Was den türkischen Ministerpräsidenten jetzt veranlasste, bei der Ankündigung seines Rücktritts zu versichern, er werde Recep Tayyip Erdogan bis zum "letzten Atemzug" die Stange halten, für die "Familienehre" des Präsidenten einstehen, kann man sich leicht ausmalen. Die Angst vor dem politischen gewalttätigen Autisten hat ihn ebenso in die Knie gezwungen wie die EU und die deutsche Regierung unter Führung von Angela Merkel.

Und der Sultan lacht

Damit er sie nicht im Schlamassel ihre Flüchtlingspolitik sitzen lässt, liefern sie Europa einem Diktator aus, der, besessen von der Idee des osmanischen Großreiches, die Islamisierung der westlichen Welt auf allen politischen Wegen, mit Trickserei und Erpressung voran zu treiben sucht. Er wäre nicht der Diktator, der er zu sein sich schickt, wenn er sich mit der Herrschaft über das eigene Land zufrieden gäbe. Die Expansionstrieb  liegt im Wesen aller totalitären Herrschaft. "Die Moscheen", hat Erdogan einmal gesagt, "sind unsere Kasernen, die Kuppeln unsere Helme, die Minarette unsere Bajonette, und die Gläubigen sind unsere Soldaten."

Diesen Soldaten wollen die regierenden Tölpel in Berlin und Brüssel jetzt alle Tore öffnen. Statt einen Blick ins Geschichtsbuch zu werfen, um zu erkennen, wo man landet, wenn man den aufstrebenden Diktatoren so zu Willen ist, wie es die Westmächte waren, als sie 1938 das Münchner Abkommen mit Hitler unterzeichneten, statt sich diese tatsächlich drohende Gefahr  vor Augen zu führen, überschlagen sie sich lieber bei der Verdächtigung demonstrierender Bürger als rechtsradikale Gefährdung der Demokratie. Näher als die Jacke ist ihnen das Hemd.
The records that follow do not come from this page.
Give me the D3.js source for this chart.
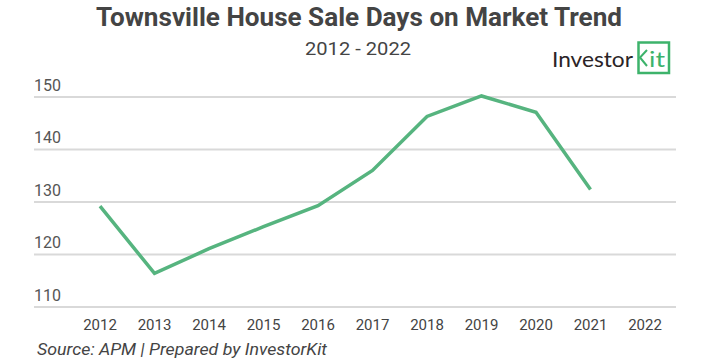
<!DOCTYPE html>
<html>
<head>
<meta charset="utf-8">
<script src="https://cdn.jsdelivr.net/npm/d3@7"></script>
<style>
  body { margin: 0; background: #fff; }
  svg { display: block; }
  text { font-family: Roboto, sans-serif; }
</style>
</head>
<body>
<svg id="chart" width="718" height="363"></svg>
<script>
// data
var years = ["2012", "2013", "2014", "2015", "2016", "2017", "2018", "2019", "2020", "2021", "2022"];
var days = [129.2, 116.4, 121.1, 125.3, 129.3, 136.0, 146.3, 150.2, 147.1, 132.4, null];
var yTicks = [110, 120, 130, 140, 150];

var svg = d3.select("#chart");

var x = d3.scalePoint()
  .domain(years)
  .range([100, 645]);

var y = d3.scaleLinear()
  .domain([110, 150])
  .range([307, 97]);

// Titles
svg.append("text")
  .attr("x", 359)
  .attr("y", 26)
  .attr("text-anchor", "middle")
  .attr("textLength", 526)
  .attr("lengthAdjust", "spacingAndGlyphs")
  .style("font-size", "25px")
  .style("font-weight", "bold")
  .style("fill", "#444")
  .text("Townsville House Sale Days on Market Trend");

svg.append("text")
  .attr("x", 358)
  .attr("y", 54.5)
  .attr("text-anchor", "middle")
  .attr("textLength", 106)
  .attr("lengthAdjust", "spacingAndGlyphs")
  .style("font-size", "17.5px")
  .style("fill", "#444")
  .text("2012 - 2022");

// Logo
var logo = svg.append("g");
logo.append("text")
  .attr("x", 552)
  .attr("y", 67)
  .attr("textLength", 81)
  .attr("lengthAdjust", "spacingAndGlyphs")
  .style("font-family", "Lato, sans-serif")
  .style("font-size", "21px")
  .style("fill", "#2a2426")
  .text("Investor");
logo.append("rect")
  .attr("x", 638.5)
  .attr("y", 42.5)
  .attr("width", 30.5)
  .attr("height", 30.5)
  .style("fill", "none")
  .style("stroke", "#3db36b")
  .style("stroke-width", 2.5);
logo.append("path")
  .attr("d", "M647,50 L640,57.5 L647,66")
  .style("fill", "none")
  .style("stroke", "#3db36b")
  .style("stroke-width", 2);
logo.append("text")
  .attr("x", 649)
  .attr("y", 67)
  .attr("textLength", 16)
  .attr("lengthAdjust", "spacingAndGlyphs")
  .style("font-family", "Lato, sans-serif")
  .style("font-size", "21px")
  .style("fill", "#3db36b")
  .text("it");

// Grid + y labels
var grid = svg.append("g");
grid.selectAll("line")
  .data(yTicks)
  .join("line")
  .attr("x1", 34)
  .attr("x2", 676)
  .attr("y1", d => y(d))
  .attr("y2", d => y(d))
  .style("stroke", "#d9d9d9")
  .style("stroke-width", 2);

grid.selectAll("text")
  .data(yTicks)
  .join("text")
  .attr("x", 34)
  .attr("y", d => y(d) - 6.5)
  .style("font-size", "16px")
  .style("fill", "#555")
  .text(d => d);

// x axis labels
svg.append("g")
  .selectAll("text")
  .data(years)
  .join("text")
  .attr("x", d => x(d))
  .attr("y", 330)
  .attr("text-anchor", "middle")
  .style("font-size", "15px")
  .style("fill", "#444")
  .text(d => d);

// Line
var line = d3.line()
  .defined(d => d[1] != null)
  .x(d => x(d[0]))
  .y(d => y(d[1]));

svg.append("path")
  .datum(d3.zip(years, days))
  .attr("d", line)
  .style("fill", "none")
  .style("stroke", "#56b47f")
  .style("stroke-width", 3.5)
  .style("stroke-linejoin", "miter");

// Source
svg.append("text")
  .attr("x", 37)
  .attr("y", 355)
  .attr("textLength", 290)
  .attr("lengthAdjust", "spacingAndGlyphs")
  .style("font-size", "16px")
  .style("font-style", "italic")
  .style("fill", "#444")
  .text("Source: APM | Prepared by InvestorKit");
</script>
</body>
</html>
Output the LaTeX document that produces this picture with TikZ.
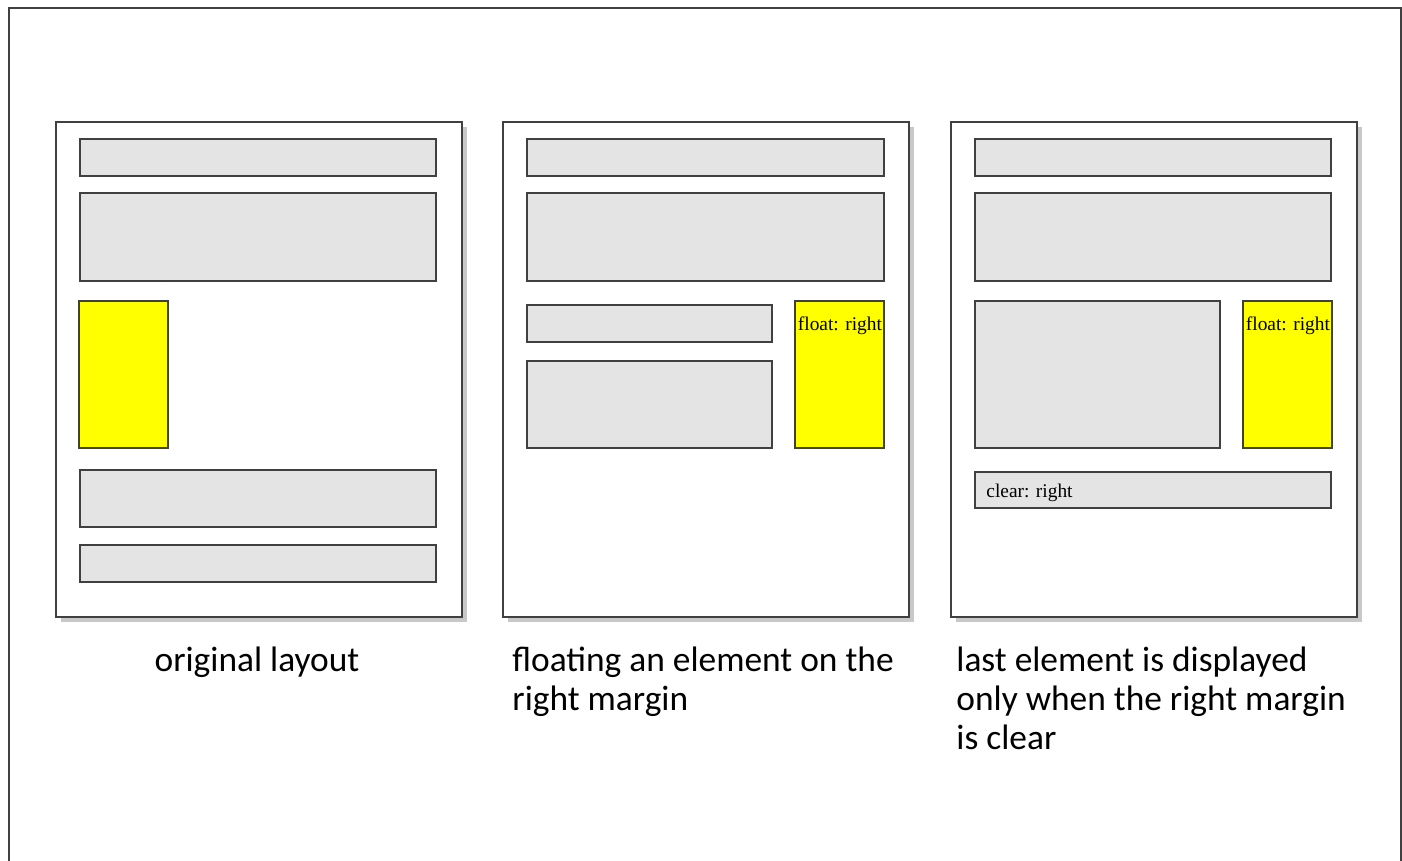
\documentclass[tikz,border=0pt]{standalone}
\usepackage{fontspec}
\setmainfont{Liberation Serif}
\newfontfamily\capfont{Carlito}
\definecolor{pageline}{RGB}{64,64,64}
\definecolor{blockgray}{RGB}{228,228,228}
\definecolor{shadowgray}{RGB}{200,200,200}
\definecolor{floatyellow}{RGB}{255,255,0}
\begin{document}
\begin{tikzpicture}[x=0.5pt,y=-0.5pt,
    page/.style={draw=pageline, line width=0.9pt, fill=white},
    pageshadow/.style={fill=shadowgray},
    block/.style={draw=pageline, line width=0.9pt, fill=blockgray},
    floater/.style={draw=pageline, line width=0.9pt, fill=floatyellow},
    caption/.style={font=\capfont\fontsize{17.7}{19.4}\selectfont, align=left,
                    inner sep=0pt, anchor=north west},
    tag/.style={font=\fontsize{9.7}{12}\selectfont, inner sep=0pt, anchor=base west}
]
\useasboundingbox (0,0) rectangle (1402,861);
\draw[pageline, line width=1pt] (9,861) -- (9,8) -- (1401,8) -- (1401,861);

% the three pages
\foreach \x in {56,503,951} {
  \fill[pageshadow] (\x+5,127) rectangle (\x+411,622);
  \draw[page] (\x,122) rectangle (\x+406,617);
}

% original layout
\draw[block] (80,139) rectangle (436,176);
\draw[block] (80,193) rectangle (436,281);
\draw[floater] (79,301) rectangle (168,448);
\draw[block] (80,470) rectangle (436,527);
\draw[block] (80,545) rectangle (436,582);

% float: right
\draw[block] (527,139) rectangle (884,176);
\draw[block] (527,193) rectangle (884,281);
\draw[block] (527,305) rectangle (772,342);
\draw[block] (527,361) rectangle (772,448);
\draw[floater] (795,301) rectangle (884,448);
\node[tag] (float1) at (797.5,330) {float: right};

% clear: right
\draw[block] (975,139) rectangle (1331,176);
\draw[block] (975,193) rectangle (1331,281);
\draw[block] (975,301) rectangle (1220,448);
\draw[floater] (1243,301) rectangle (1332,448);
\node[tag] (float2) at (1245.5,330) {float: right};
\draw[block] (975,472) rectangle (1331,508);
\node[tag] (clear) at (986,497) {clear: right};

% captions
\node[caption, anchor=north] (cap1) at (257,647) {original layout};
\node[caption] (cap2) at (512,647) {floating an element on the\\right margin};
\node[caption] (cap3) at (956,647) {last element is displayed\\only when the right margin\\is clear};
\end{tikzpicture}
\end{document}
Ihre Abwahl befürchtend, um die Pfründe in Berlin und Brüssel bangend, verteufeln die etablierten Parteien lieber die politische Konkurrenz im Lande, als dass sie es wagten, die Bedrohung von außen wahrzunehmen. Lieber stellen Sie sich mit den fremden Machthabern auf guten Fuß, als dass sie es wagten, den Bürgern reinen Wein einzuschenken. Der Epochenwandel, den wir gerade eben miterleben müssen, geht nicht zu geringen Teilen auf das Konto unserer eigenen politischen "Eliten".

Dass wir wie Goethe nach der Kanonade von Valmy später einmal mit Stolz sagen könnten, wird sind dabei gewesen, ist schlichtweg unvorstellbar. Die Zukunft, die damals anbrach, wird von denen beerdigt, die nicht mehr ein noch aus wissen. Und der Sultan, der Sultan, der lacht sich ins Fäustchen.